News Brief: IMF Welcomes Turkey's Bank Recapitalization Scheme

January 11, 2002

Michael Deppler, Director of the International Monetary Fund's (IMF) European I Department and Stefan Ingves, Director of the Monetary and Exchange Affairs Department, today issued the following statement regarding the private bank recapitalization scheme in Turkey:

"The IMF welcomes the strong emphasis on measures to ensure the soundness of the banking system in the Turkish government's economic program. A sound banking sector will ensure confidence of depositors, a return to normal credit growth, and reduced pressures on interest and exchange rates. Sound and profitable banks will contribute revenue to the budget, enhance public debt sustainability, and set the stage for economic recovery.

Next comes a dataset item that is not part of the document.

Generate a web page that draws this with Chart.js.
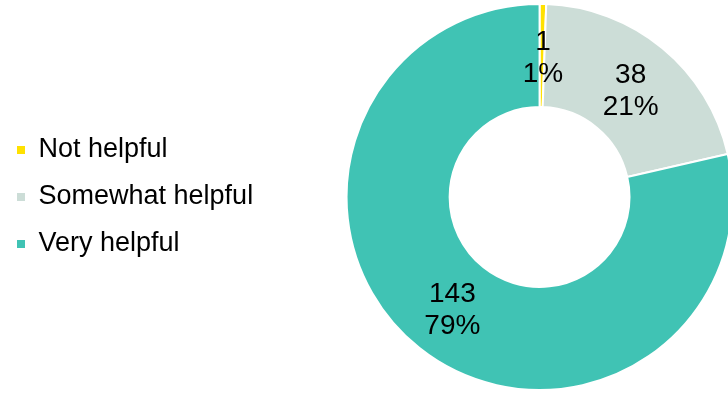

"The Turkish authorities have already implemented major financial sector reforms. The regulatory and supervisory frameworks have been overhauled. The large state banks have been rehabilitated, and a large number of insolvent private banks have been taken over by the Savings Deposit Insurance Fund (SDIF) and their owners have lost their stakes. Last year, market turbulence and a worsening economic environment led to losses in banks and undercapitalized banks were required to bring in new capital. However, the prospect of additional loan losses has created a need to put in place additional measures to safeguard the private banking system.

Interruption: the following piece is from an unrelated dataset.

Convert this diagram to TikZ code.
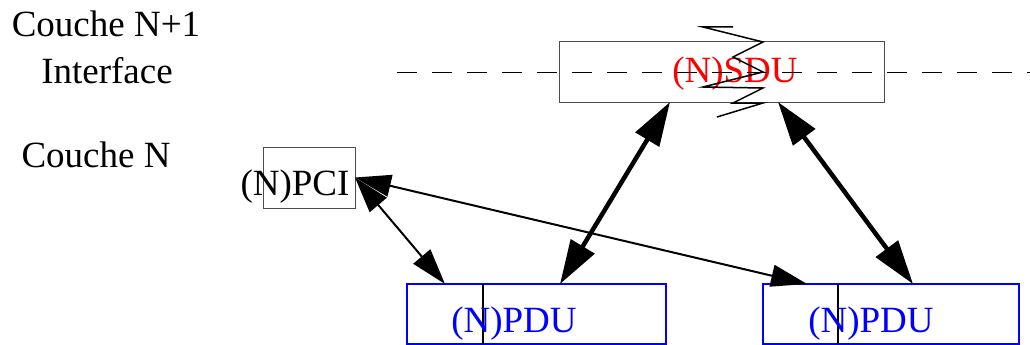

"The government's new bank support scheme, the legislative aspects of which were passed by Parliament yesterday, is designed to help the remaining private banking system survive the current depressed state of the economy, while still making bank owners fully liable for all losses the banks have incurred. It therefore involves no bailout of private bank owners with public funds. The scheme is part of the new economic program to be supported by the IMF. The full legal and regulatory framework for the scheme is expected to be put in place shortly. The scheme will start with rigorous targeted valuations of all banks' loan portfolios to identify possible losses and capital shortfalls. Losses will be fully borne by existing owners, and banks will be asked to bring in additional capital. The government will be prepared, through the SDIF, to match private contributions of new equity and also provide convertible subordinated loans to enhance banks' capital position. While government shares will have preferential status, the scheme is designed to give private owners incentives to rehabilitate their bank, and also provide the SDIF with appropriate ways of selling its shares in due course. Regulations by the Bank Regulation and Supervision Agency (BRSA) will provide details of the scheme, which will be fully transparent.

"The scheme is considered necessary at this point, given the likely scarcity of new capital from existing owners or new investors in Turkey and abroad under present market conditions. The scheme is designed to show government support of the banking system, while minimizing overall public sector costs. The IMF supports this scheme as the least cost solution to deal with remaining banking sector weaknesses," the statement said.